Shortly before the end of the members’ vote of the Berlin SPD on the negotiated coalition agreement with the CDU, there was renewed protest from the ranks of the Left and Greens against such an alliance. “Within the framework of a coalition agreement, some things can still be bridged with non-binding rhetoric, but in practice the fundamental differences quickly become blockades,” write Berlin’s Senator for Social Affairs Katja Kipping (Left) and Finance Senator Daniel Wesener (Greens) in a guest article in the “Tagesspiegel” ( Online: Sunday). “Grand coalitions have not been solving major problems for a long time.”

The capital SPD had started the basic vote by letter on April 4th. The completed ballot papers must be returned to the SPD by Friday (April 21). The count is scheduled for April 23. The CDU, which clearly won the repeat elections in Berlin in February, wants to vote on the coalition agreement at a party conference on April 24. If both parties say yes, the signing of the government program is scheduled for April 26. The next day, the CDU state chairman Kai Wegner is to be elected governing mayor and successor to Franziska Giffey (SPD). He would be the first Christian Democrat to hold that post since 2001.

Kipping and Wesener’s guest article about a grand coalition says: “The result is, at best, a formula compromise, but the implementation has come to a standstill. In the dynamic and crisis-ridden times in which we live, that simply means going backwards.” The substantive agreements between the SPD, Greens and Left in Berlin are objectively greater “than can ever be the case with the CDU”.

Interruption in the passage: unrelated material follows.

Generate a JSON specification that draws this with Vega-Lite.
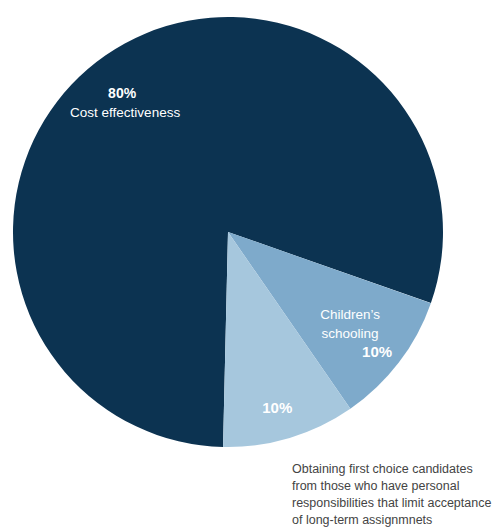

The contribution should be aimed primarily at the SPD members who have not yet voted on the coalition agreement. The decision of the Berlin SPD leadership to strive for a coalition with the CDU is highly controversial within the party. For weeks there has been strong criticism from some district associations and from the Jusos – especially since a continuation of the previous coalition of SPD, Greens and Left would have been possible.